• **REQUIRED WORK**
Copy out every line exactly, passing over the pictures.

• **SUPPLIED INFORMATION**

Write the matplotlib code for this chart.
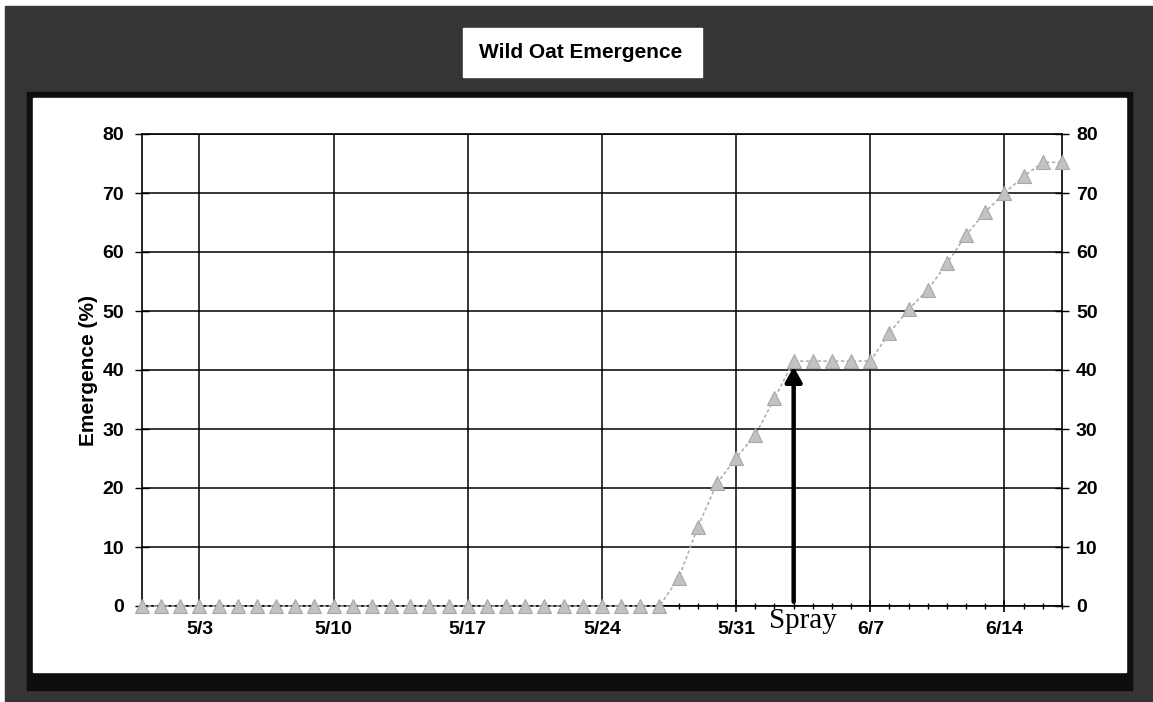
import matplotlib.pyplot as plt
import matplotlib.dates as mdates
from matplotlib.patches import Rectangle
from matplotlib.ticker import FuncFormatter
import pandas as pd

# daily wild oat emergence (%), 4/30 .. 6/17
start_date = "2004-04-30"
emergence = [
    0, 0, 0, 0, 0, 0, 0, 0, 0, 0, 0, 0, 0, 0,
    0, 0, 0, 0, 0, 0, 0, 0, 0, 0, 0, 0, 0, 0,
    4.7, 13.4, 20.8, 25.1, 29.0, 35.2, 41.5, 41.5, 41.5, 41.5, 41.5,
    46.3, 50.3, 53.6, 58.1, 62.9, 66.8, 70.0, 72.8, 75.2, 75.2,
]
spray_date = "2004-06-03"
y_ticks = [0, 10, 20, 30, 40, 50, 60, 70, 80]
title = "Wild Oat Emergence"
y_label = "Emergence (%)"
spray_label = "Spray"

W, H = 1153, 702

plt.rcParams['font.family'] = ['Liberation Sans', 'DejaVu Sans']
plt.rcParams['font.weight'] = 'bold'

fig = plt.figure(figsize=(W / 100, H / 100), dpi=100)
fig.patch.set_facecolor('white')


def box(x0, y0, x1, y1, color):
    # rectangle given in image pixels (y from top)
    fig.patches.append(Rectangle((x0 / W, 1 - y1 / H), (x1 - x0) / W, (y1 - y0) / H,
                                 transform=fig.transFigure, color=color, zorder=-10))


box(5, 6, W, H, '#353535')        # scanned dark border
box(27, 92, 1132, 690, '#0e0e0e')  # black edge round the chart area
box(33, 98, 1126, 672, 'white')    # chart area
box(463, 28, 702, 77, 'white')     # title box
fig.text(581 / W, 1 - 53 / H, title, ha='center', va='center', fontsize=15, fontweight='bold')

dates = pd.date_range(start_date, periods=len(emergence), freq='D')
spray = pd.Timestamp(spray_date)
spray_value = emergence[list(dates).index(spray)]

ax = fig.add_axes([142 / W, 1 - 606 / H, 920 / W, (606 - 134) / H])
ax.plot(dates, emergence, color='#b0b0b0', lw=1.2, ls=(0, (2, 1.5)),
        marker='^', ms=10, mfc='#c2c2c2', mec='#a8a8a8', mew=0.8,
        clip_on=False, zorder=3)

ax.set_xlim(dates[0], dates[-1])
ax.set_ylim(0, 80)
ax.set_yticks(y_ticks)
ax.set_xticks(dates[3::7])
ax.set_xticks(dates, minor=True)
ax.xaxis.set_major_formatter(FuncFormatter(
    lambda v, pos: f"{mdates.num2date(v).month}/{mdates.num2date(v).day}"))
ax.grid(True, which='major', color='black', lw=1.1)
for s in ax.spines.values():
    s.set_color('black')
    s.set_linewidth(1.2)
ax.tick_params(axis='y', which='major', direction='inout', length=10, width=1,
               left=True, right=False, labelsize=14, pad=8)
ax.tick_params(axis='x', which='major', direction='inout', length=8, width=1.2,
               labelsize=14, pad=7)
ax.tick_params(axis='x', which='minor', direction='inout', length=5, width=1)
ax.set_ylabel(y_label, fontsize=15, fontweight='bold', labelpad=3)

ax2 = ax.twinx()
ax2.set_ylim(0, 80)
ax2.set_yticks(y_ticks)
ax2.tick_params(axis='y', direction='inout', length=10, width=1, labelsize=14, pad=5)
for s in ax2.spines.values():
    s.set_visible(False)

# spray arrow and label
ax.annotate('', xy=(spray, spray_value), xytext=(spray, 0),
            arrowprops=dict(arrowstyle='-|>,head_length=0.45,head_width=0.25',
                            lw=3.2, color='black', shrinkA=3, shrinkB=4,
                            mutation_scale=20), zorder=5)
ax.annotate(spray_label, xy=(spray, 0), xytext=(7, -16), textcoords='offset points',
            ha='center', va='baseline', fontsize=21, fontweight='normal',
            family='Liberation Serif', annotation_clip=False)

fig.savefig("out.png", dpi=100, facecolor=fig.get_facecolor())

• **RESPONSE**
Write the matplotlib code for this chart.
import matplotlib.pyplot as plt
import matplotlib.dates as mdates
from matplotlib.patches import Rectangle
from matplotlib.ticker import FuncFormatter
import pandas as pd

# daily wild oat emergence (%), 4/30 .. 6/17
start_date = "2004-04-30"
emergence = [
    0, 0, 0, 0, 0, 0, 0, 0, 0, 0, 0, 0, 0, 0,
    0, 0, 0, 0, 0, 0, 0, 0, 0, 0, 0, 0, 0, 0,
    4.7, 13.4, 20.8, 25.1, 29.0, 35.2, 41.5, 41.5, 41.5, 41.5, 41.5,
    46.3, 50.3, 53.6, 58.1, 62.9, 66.8, 70.0, 72.8, 75.2, 75.2,
]
spray_date = "2004-06-03"
y_ticks = [0, 10, 20, 30, 40, 50, 60, 70, 80]
title = "Wild Oat Emergence"
y_label = "Emergence (%)"
spray_label = "Spray"

W, H = 1153, 702

plt.rcParams['font.family'] = ['Liberation Sans', 'DejaVu Sans']
plt.rcParams['font.weight'] = 'bold'

fig = plt.figure(figsize=(W / 100, H / 100), dpi=100)
fig.patch.set_facecolor('white')


def box(x0, y0, x1, y1, color):
    # rectangle given in image pixels (y from top)
    fig.patches.append(Rectangle((x0 / W, 1 - y1 / H), (x1 - x0) / W, (y1 - y0) / H,
                                 transform=fig.transFigure, color=color, zorder=-10))


box(5, 6, W, H, '#353535')        # scanned dark border
box(27, 92, 1132, 690, '#0e0e0e')  # black edge round the chart area
box(33, 98, 1126, 672, 'white')    # chart area
box(463, 28, 702, 77, 'white')     # title box
fig.text(581 / W, 1 - 53 / H, title, ha='center', va='center', fontsize=15, fontweight='bold')

dates = pd.date_range(start_date, periods=len(emergence), freq='D')
spray = pd.Timestamp(spray_date)
spray_value = emergence[list(dates).index(spray)]

ax = fig.add_axes([142 / W, 1 - 606 / H, 920 / W, (606 - 134) / H])
ax.plot(dates, emergence, color='#b0b0b0', lw=1.2, ls=(0, (2, 1.5)),
        marker='^', ms=10, mfc='#c2c2c2', mec='#a8a8a8', mew=0.8,
        clip_on=False, zorder=3)

ax.set_xlim(dates[0], dates[-1])
ax.set_ylim(0, 80)
ax.set_yticks(y_ticks)
ax.set_xticks(dates[3::7])
ax.set_xticks(dates, minor=True)
ax.xaxis.set_major_formatter(FuncFormatter(
    lambda v, pos: f"{mdates.num2date(v).month}/{mdates.num2date(v).day}"))
ax.grid(True, which='major', color='black', lw=1.1)
for s in ax.spines.values():
    s.set_color('black')
    s.set_linewidth(1.2)
ax.tick_params(axis='y', which='major', direction='inout', length=10, width=1,
               left=True, right=False, labelsize=14, pad=8)
ax.tick_params(axis='x', which='major', direction='inout', length=8, width=1.2,
               labelsize=14, pad=7)
ax.tick_params(axis='x', which='minor', direction='inout', length=5, width=1)
ax.set_ylabel(y_label, fontsize=15, fontweight='bold', labelpad=3)

ax2 = ax.twinx()
ax2.set_ylim(0, 80)
ax2.set_yticks(y_ticks)
ax2.tick_params(axis='y', direction='inout', length=10, width=1, labelsize=14, pad=5)
for s in ax2.spines.values():
    s.set_visible(False)

# spray arrow and label
ax.annotate('', xy=(spray, spray_value), xytext=(spray, 0),
            arrowprops=dict(arrowstyle='-|>,head_length=0.45,head_width=0.25',
                            lw=3.2, color='black', shrinkA=3, shrinkB=4,
                            mutation_scale=20), zorder=5)
ax.annotate(spray_label, xy=(spray, 0), xytext=(7, -16), textcoords='offset points',
            ha='center', va='baseline', fontsize=21, fontweight='normal',
            family='Liberation Serif', annotation_clip=False)

fig.savefig("out.png", dpi=100, facecolor=fig.get_facecolor())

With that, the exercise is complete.